» **What the task requires**: Once the pictures are set aside, transcribe the remaining data exactly.

» **Data**:
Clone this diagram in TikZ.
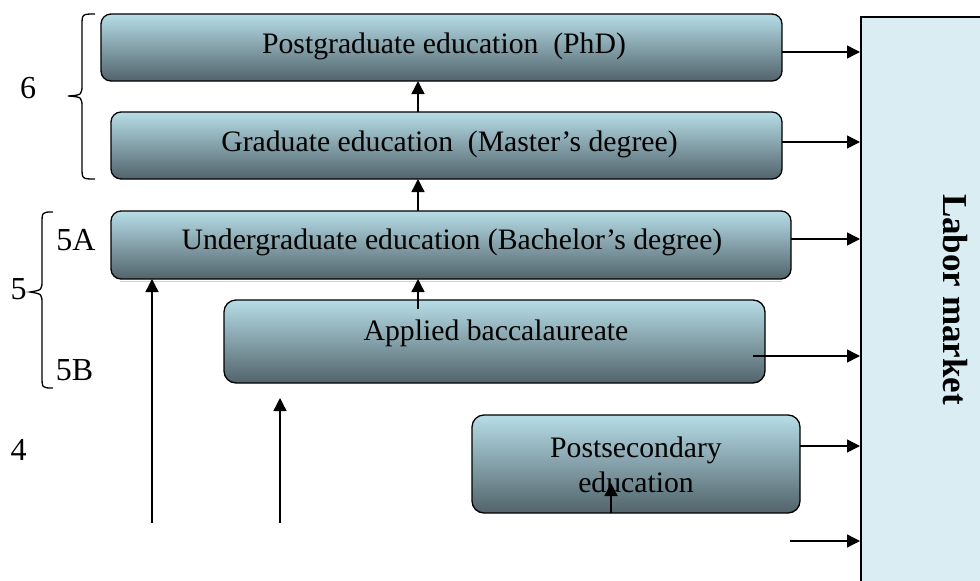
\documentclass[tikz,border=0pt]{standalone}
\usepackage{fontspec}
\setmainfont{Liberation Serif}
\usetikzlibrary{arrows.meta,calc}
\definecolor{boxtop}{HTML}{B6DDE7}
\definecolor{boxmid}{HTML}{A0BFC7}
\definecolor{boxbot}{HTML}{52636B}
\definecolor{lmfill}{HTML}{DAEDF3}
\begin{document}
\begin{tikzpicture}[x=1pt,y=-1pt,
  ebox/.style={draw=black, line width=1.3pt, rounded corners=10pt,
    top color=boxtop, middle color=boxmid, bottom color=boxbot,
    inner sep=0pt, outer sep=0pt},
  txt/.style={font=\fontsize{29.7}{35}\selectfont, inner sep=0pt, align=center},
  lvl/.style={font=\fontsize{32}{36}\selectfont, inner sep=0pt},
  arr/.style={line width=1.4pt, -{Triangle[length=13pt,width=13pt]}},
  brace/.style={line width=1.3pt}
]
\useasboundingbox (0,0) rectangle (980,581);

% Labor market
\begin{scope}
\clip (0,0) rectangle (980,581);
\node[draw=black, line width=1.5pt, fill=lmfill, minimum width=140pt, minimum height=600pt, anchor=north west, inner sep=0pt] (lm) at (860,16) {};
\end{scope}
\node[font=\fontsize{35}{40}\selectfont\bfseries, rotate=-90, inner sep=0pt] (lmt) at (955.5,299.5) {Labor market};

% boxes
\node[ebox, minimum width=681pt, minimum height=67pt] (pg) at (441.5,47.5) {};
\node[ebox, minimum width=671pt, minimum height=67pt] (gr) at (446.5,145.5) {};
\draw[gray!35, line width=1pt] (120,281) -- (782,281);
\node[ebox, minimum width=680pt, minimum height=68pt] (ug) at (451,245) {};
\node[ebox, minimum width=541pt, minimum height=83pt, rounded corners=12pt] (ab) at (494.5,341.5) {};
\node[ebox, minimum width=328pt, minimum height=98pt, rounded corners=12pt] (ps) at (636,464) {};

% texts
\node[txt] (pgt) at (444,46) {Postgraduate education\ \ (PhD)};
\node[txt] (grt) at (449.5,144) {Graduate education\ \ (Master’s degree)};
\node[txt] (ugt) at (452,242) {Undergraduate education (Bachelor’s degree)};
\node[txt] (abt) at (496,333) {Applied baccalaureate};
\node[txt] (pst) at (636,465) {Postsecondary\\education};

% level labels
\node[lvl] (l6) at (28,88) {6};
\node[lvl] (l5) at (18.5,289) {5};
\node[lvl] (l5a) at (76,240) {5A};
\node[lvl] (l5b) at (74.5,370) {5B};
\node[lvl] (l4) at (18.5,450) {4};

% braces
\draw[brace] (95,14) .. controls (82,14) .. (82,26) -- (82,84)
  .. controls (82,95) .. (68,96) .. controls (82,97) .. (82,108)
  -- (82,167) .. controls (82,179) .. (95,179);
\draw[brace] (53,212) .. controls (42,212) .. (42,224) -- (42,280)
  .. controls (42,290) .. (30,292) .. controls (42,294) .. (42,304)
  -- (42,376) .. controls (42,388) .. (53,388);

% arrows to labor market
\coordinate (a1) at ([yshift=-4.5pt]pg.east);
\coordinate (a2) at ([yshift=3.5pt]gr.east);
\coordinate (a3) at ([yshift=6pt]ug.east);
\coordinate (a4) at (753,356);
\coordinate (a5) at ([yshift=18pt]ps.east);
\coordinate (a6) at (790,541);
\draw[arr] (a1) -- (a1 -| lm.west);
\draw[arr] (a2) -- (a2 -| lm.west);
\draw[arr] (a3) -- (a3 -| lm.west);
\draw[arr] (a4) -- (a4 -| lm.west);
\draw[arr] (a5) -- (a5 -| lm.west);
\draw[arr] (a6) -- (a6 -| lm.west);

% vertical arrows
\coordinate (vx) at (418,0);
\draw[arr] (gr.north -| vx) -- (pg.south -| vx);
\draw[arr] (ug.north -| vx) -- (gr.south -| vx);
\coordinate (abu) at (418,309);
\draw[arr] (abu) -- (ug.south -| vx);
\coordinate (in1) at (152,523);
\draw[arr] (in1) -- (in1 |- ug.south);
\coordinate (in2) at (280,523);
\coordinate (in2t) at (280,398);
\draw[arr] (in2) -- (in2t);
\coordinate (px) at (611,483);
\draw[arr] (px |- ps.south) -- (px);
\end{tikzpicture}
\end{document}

» **Exercise answer**:
Clone this diagram in TikZ.
\documentclass[tikz,border=0pt]{standalone}
\usepackage{fontspec}
\setmainfont{Liberation Serif}
\usetikzlibrary{arrows.meta,calc}
\definecolor{boxtop}{HTML}{B6DDE7}
\definecolor{boxmid}{HTML}{A0BFC7}
\definecolor{boxbot}{HTML}{52636B}
\definecolor{lmfill}{HTML}{DAEDF3}
\begin{document}
\begin{tikzpicture}[x=1pt,y=-1pt,
  ebox/.style={draw=black, line width=1.3pt, rounded corners=10pt,
    top color=boxtop, middle color=boxmid, bottom color=boxbot,
    inner sep=0pt, outer sep=0pt},
  txt/.style={font=\fontsize{29.7}{35}\selectfont, inner sep=0pt, align=center},
  lvl/.style={font=\fontsize{32}{36}\selectfont, inner sep=0pt},
  arr/.style={line width=1.4pt, -{Triangle[length=13pt,width=13pt]}},
  brace/.style={line width=1.3pt}
]
\useasboundingbox (0,0) rectangle (980,581);

% Labor market
\begin{scope}
\clip (0,0) rectangle (980,581);
\node[draw=black, line width=1.5pt, fill=lmfill, minimum width=140pt, minimum height=600pt, anchor=north west, inner sep=0pt] (lm) at (860,16) {};
\end{scope}
\node[font=\fontsize{35}{40}\selectfont\bfseries, rotate=-90, inner sep=0pt] (lmt) at (955.5,299.5) {Labor market};

% boxes
\node[ebox, minimum width=681pt, minimum height=67pt] (pg) at (441.5,47.5) {};
\node[ebox, minimum width=671pt, minimum height=67pt] (gr) at (446.5,145.5) {};
\draw[gray!35, line width=1pt] (120,281) -- (782,281);
\node[ebox, minimum width=680pt, minimum height=68pt] (ug) at (451,245) {};
\node[ebox, minimum width=541pt, minimum height=83pt, rounded corners=12pt] (ab) at (494.5,341.5) {};
\node[ebox, minimum width=328pt, minimum height=98pt, rounded corners=12pt] (ps) at (636,464) {};

% texts
\node[txt] (pgt) at (444,46) {Postgraduate education\ \ (PhD)};
\node[txt] (grt) at (449.5,144) {Graduate education\ \ (Master’s degree)};
\node[txt] (ugt) at (452,242) {Undergraduate education (Bachelor’s degree)};
\node[txt] (abt) at (496,333) {Applied baccalaureate};
\node[txt] (pst) at (636,465) {Postsecondary\\education};

% level labels
\node[lvl] (l6) at (28,88) {6};
\node[lvl] (l5) at (18.5,289) {5};
\node[lvl] (l5a) at (76,240) {5A};
\node[lvl] (l5b) at (74.5,370) {5B};
\node[lvl] (l4) at (18.5,450) {4};

% braces
\draw[brace] (95,14) .. controls (82,14) .. (82,26) -- (82,84)
  .. controls (82,95) .. (68,96) .. controls (82,97) .. (82,108)
  -- (82,167) .. controls (82,179) .. (95,179);
\draw[brace] (53,212) .. controls (42,212) .. (42,224) -- (42,280)
  .. controls (42,290) .. (30,292) .. controls (42,294) .. (42,304)
  -- (42,376) .. controls (42,388) .. (53,388);

% arrows to labor market
\coordinate (a1) at ([yshift=-4.5pt]pg.east);
\coordinate (a2) at ([yshift=3.5pt]gr.east);
\coordinate (a3) at ([yshift=6pt]ug.east);
\coordinate (a4) at (753,356);
\coordinate (a5) at ([yshift=18pt]ps.east);
\coordinate (a6) at (790,541);
\draw[arr] (a1) -- (a1 -| lm.west);
\draw[arr] (a2) -- (a2 -| lm.west);
\draw[arr] (a3) -- (a3 -| lm.west);
\draw[arr] (a4) -- (a4 -| lm.west);
\draw[arr] (a5) -- (a5 -| lm.west);
\draw[arr] (a6) -- (a6 -| lm.west);

% vertical arrows
\coordinate (vx) at (418,0);
\draw[arr] (gr.north -| vx) -- (pg.south -| vx);
\draw[arr] (ug.north -| vx) -- (gr.south -| vx);
\coordinate (abu) at (418,309);
\draw[arr] (abu) -- (ug.south -| vx);
\coordinate (in1) at (152,523);
\draw[arr] (in1) -- (in1 |- ug.south);
\coordinate (in2) at (280,523);
\coordinate (in2t) at (280,398);
\draw[arr] (in2) -- (in2t);
\coordinate (px) at (611,483);
\draw[arr] (px |- ps.south) -- (px);
\end{tikzpicture}
\end{document}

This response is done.